**THE PROBLEM**
Output all the data exactly. Pictures do not belong in the copy.

Lines of data
- - - - -
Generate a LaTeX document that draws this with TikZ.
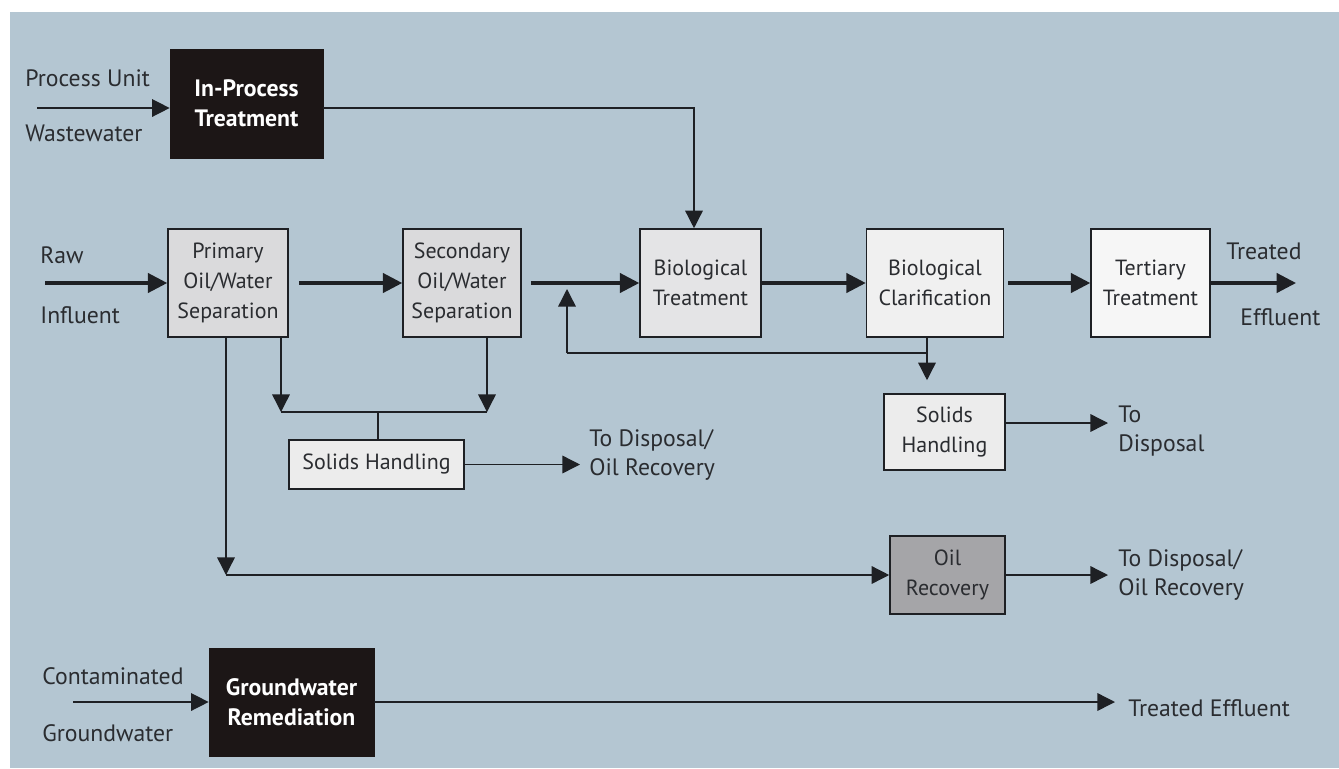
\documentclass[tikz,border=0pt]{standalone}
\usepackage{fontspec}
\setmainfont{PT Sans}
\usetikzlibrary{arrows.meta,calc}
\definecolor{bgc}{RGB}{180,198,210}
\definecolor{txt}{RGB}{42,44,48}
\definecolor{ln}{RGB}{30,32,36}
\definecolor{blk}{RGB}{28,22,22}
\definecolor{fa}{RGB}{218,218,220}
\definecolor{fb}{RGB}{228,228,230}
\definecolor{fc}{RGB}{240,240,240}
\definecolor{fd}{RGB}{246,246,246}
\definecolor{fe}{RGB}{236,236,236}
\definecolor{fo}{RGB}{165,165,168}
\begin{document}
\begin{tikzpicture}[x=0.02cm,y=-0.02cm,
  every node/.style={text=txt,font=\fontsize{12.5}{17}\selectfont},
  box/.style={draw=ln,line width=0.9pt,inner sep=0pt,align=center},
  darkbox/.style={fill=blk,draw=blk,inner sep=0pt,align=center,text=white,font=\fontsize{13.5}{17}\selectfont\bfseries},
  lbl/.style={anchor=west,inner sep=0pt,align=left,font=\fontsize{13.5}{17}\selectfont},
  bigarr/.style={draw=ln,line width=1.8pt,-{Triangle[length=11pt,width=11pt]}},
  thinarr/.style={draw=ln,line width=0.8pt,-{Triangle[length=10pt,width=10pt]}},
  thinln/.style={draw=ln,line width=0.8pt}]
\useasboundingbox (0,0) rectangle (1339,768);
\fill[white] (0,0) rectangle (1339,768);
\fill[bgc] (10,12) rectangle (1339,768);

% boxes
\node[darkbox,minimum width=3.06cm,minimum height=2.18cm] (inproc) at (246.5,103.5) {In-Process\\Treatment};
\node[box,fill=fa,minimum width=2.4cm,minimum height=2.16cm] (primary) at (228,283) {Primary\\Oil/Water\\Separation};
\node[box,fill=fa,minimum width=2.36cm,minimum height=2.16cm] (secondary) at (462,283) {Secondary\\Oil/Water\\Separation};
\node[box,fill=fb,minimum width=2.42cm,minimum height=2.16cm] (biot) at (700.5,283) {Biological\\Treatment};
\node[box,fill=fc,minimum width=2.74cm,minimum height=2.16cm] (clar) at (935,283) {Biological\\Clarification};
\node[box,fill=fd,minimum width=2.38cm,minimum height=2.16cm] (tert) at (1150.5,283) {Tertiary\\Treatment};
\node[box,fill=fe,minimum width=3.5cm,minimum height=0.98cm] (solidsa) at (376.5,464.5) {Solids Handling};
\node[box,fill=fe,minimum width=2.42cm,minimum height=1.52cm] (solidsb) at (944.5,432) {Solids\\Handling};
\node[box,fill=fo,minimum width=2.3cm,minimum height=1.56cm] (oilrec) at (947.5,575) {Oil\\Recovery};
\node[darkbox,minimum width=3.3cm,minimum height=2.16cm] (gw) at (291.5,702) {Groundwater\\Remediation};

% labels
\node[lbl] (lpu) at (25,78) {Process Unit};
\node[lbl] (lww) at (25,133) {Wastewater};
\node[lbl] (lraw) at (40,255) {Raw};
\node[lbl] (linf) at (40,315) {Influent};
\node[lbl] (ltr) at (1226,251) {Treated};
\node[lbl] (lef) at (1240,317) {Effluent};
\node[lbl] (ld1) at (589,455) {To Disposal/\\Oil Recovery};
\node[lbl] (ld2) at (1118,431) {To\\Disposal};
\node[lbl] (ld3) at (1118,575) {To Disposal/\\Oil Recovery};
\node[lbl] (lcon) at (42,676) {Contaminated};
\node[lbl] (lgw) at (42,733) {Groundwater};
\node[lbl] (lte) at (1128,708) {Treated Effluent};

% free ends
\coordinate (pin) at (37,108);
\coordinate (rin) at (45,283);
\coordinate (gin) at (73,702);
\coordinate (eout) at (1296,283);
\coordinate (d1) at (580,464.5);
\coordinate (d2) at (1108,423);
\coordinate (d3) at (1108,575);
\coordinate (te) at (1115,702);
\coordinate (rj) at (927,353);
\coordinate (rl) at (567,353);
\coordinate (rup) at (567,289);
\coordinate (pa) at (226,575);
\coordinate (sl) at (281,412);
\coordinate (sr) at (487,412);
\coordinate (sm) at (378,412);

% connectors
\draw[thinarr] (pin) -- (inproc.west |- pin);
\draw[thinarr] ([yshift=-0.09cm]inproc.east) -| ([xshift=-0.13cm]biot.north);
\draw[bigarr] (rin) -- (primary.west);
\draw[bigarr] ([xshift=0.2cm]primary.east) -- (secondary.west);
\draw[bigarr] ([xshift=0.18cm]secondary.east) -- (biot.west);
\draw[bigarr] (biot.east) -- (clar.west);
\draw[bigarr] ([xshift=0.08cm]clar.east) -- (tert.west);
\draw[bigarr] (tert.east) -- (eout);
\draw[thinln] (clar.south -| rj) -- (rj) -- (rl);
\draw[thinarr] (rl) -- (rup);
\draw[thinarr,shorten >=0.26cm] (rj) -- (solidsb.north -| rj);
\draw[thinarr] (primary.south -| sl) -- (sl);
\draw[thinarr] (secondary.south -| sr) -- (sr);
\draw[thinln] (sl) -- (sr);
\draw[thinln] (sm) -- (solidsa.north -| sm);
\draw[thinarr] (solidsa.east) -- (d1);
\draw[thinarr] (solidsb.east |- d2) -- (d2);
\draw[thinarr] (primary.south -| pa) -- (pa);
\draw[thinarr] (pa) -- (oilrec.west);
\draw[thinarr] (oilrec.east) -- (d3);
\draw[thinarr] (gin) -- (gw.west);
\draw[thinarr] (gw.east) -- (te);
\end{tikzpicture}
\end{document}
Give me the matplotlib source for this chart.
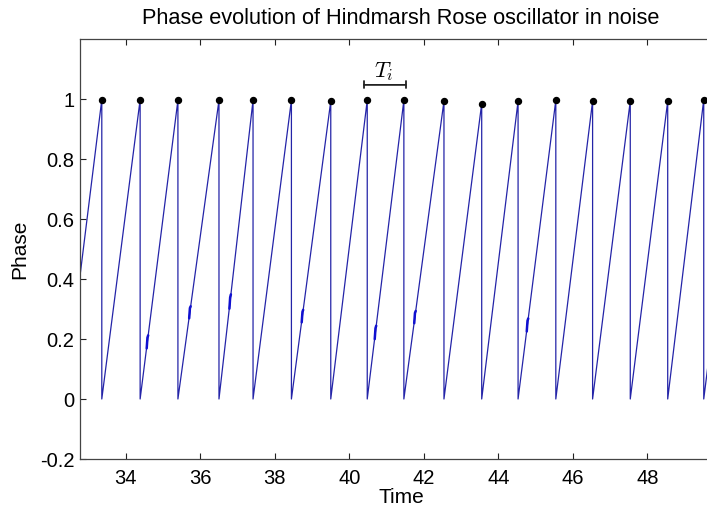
- - - - -
**EXPECTED ANSWER**
Generate a LaTeX document that draws this with TikZ.
\documentclass[tikz,border=0pt]{standalone}
\usepackage{fontspec}
\setmainfont{PT Sans}
\usetikzlibrary{arrows.meta,calc}
\definecolor{bgc}{RGB}{180,198,210}
\definecolor{txt}{RGB}{42,44,48}
\definecolor{ln}{RGB}{30,32,36}
\definecolor{blk}{RGB}{28,22,22}
\definecolor{fa}{RGB}{218,218,220}
\definecolor{fb}{RGB}{228,228,230}
\definecolor{fc}{RGB}{240,240,240}
\definecolor{fd}{RGB}{246,246,246}
\definecolor{fe}{RGB}{236,236,236}
\definecolor{fo}{RGB}{165,165,168}
\begin{document}
\begin{tikzpicture}[x=0.02cm,y=-0.02cm,
  every node/.style={text=txt,font=\fontsize{12.5}{17}\selectfont},
  box/.style={draw=ln,line width=0.9pt,inner sep=0pt,align=center},
  darkbox/.style={fill=blk,draw=blk,inner sep=0pt,align=center,text=white,font=\fontsize{13.5}{17}\selectfont\bfseries},
  lbl/.style={anchor=west,inner sep=0pt,align=left,font=\fontsize{13.5}{17}\selectfont},
  bigarr/.style={draw=ln,line width=1.8pt,-{Triangle[length=11pt,width=11pt]}},
  thinarr/.style={draw=ln,line width=0.8pt,-{Triangle[length=10pt,width=10pt]}},
  thinln/.style={draw=ln,line width=0.8pt}]
\useasboundingbox (0,0) rectangle (1339,768);
\fill[white] (0,0) rectangle (1339,768);
\fill[bgc] (10,12) rectangle (1339,768);

% boxes
\node[darkbox,minimum width=3.06cm,minimum height=2.18cm] (inproc) at (246.5,103.5) {In-Process\\Treatment};
\node[box,fill=fa,minimum width=2.4cm,minimum height=2.16cm] (primary) at (228,283) {Primary\\Oil/Water\\Separation};
\node[box,fill=fa,minimum width=2.36cm,minimum height=2.16cm] (secondary) at (462,283) {Secondary\\Oil/Water\\Separation};
\node[box,fill=fb,minimum width=2.42cm,minimum height=2.16cm] (biot) at (700.5,283) {Biological\\Treatment};
\node[box,fill=fc,minimum width=2.74cm,minimum height=2.16cm] (clar) at (935,283) {Biological\\Clarification};
\node[box,fill=fd,minimum width=2.38cm,minimum height=2.16cm] (tert) at (1150.5,283) {Tertiary\\Treatment};
\node[box,fill=fe,minimum width=3.5cm,minimum height=0.98cm] (solidsa) at (376.5,464.5) {Solids Handling};
\node[box,fill=fe,minimum width=2.42cm,minimum height=1.52cm] (solidsb) at (944.5,432) {Solids\\Handling};
\node[box,fill=fo,minimum width=2.3cm,minimum height=1.56cm] (oilrec) at (947.5,575) {Oil\\Recovery};
\node[darkbox,minimum width=3.3cm,minimum height=2.16cm] (gw) at (291.5,702) {Groundwater\\Remediation};

% labels
\node[lbl] (lpu) at (25,78) {Process Unit};
\node[lbl] (lww) at (25,133) {Wastewater};
\node[lbl] (lraw) at (40,255) {Raw};
\node[lbl] (linf) at (40,315) {Influent};
\node[lbl] (ltr) at (1226,251) {Treated};
\node[lbl] (lef) at (1240,317) {Effluent};
\node[lbl] (ld1) at (589,455) {To Disposal/\\Oil Recovery};
\node[lbl] (ld2) at (1118,431) {To\\Disposal};
\node[lbl] (ld3) at (1118,575) {To Disposal/\\Oil Recovery};
\node[lbl] (lcon) at (42,676) {Contaminated};
\node[lbl] (lgw) at (42,733) {Groundwater};
\node[lbl] (lte) at (1128,708) {Treated Effluent};

% free ends
\coordinate (pin) at (37,108);
\coordinate (rin) at (45,283);
\coordinate (gin) at (73,702);
\coordinate (eout) at (1296,283);
\coordinate (d1) at (580,464.5);
\coordinate (d2) at (1108,423);
\coordinate (d3) at (1108,575);
\coordinate (te) at (1115,702);
\coordinate (rj) at (927,353);
\coordinate (rl) at (567,353);
\coordinate (rup) at (567,289);
\coordinate (pa) at (226,575);
\coordinate (sl) at (281,412);
\coordinate (sr) at (487,412);
\coordinate (sm) at (378,412);

% connectors
\draw[thinarr] (pin) -- (inproc.west |- pin);
\draw[thinarr] ([yshift=-0.09cm]inproc.east) -| ([xshift=-0.13cm]biot.north);
\draw[bigarr] (rin) -- (primary.west);
\draw[bigarr] ([xshift=0.2cm]primary.east) -- (secondary.west);
\draw[bigarr] ([xshift=0.18cm]secondary.east) -- (biot.west);
\draw[bigarr] (biot.east) -- (clar.west);
\draw[bigarr] ([xshift=0.08cm]clar.east) -- (tert.west);
\draw[bigarr] (tert.east) -- (eout);
\draw[thinln] (clar.south -| rj) -- (rj) -- (rl);
\draw[thinarr] (rl) -- (rup);
\draw[thinarr,shorten >=0.26cm] (rj) -- (solidsb.north -| rj);
\draw[thinarr] (primary.south -| sl) -- (sl);
\draw[thinarr] (secondary.south -| sr) -- (sr);
\draw[thinln] (sl) -- (sr);
\draw[thinln] (sm) -- (solidsa.north -| sm);
\draw[thinarr] (solidsa.east) -- (d1);
\draw[thinarr] (solidsb.east |- d2) -- (d2);
\draw[thinarr] (primary.south -| pa) -- (pa);
\draw[thinarr] (pa) -- (oilrec.west);
\draw[thinarr] (oilrec.east) -- (d3);
\draw[thinarr] (gin) -- (gw.west);
\draw[thinarr] (gw.east) -- (te);
\end{tikzpicture}
\end{document}
Give me the matplotlib source for this chart.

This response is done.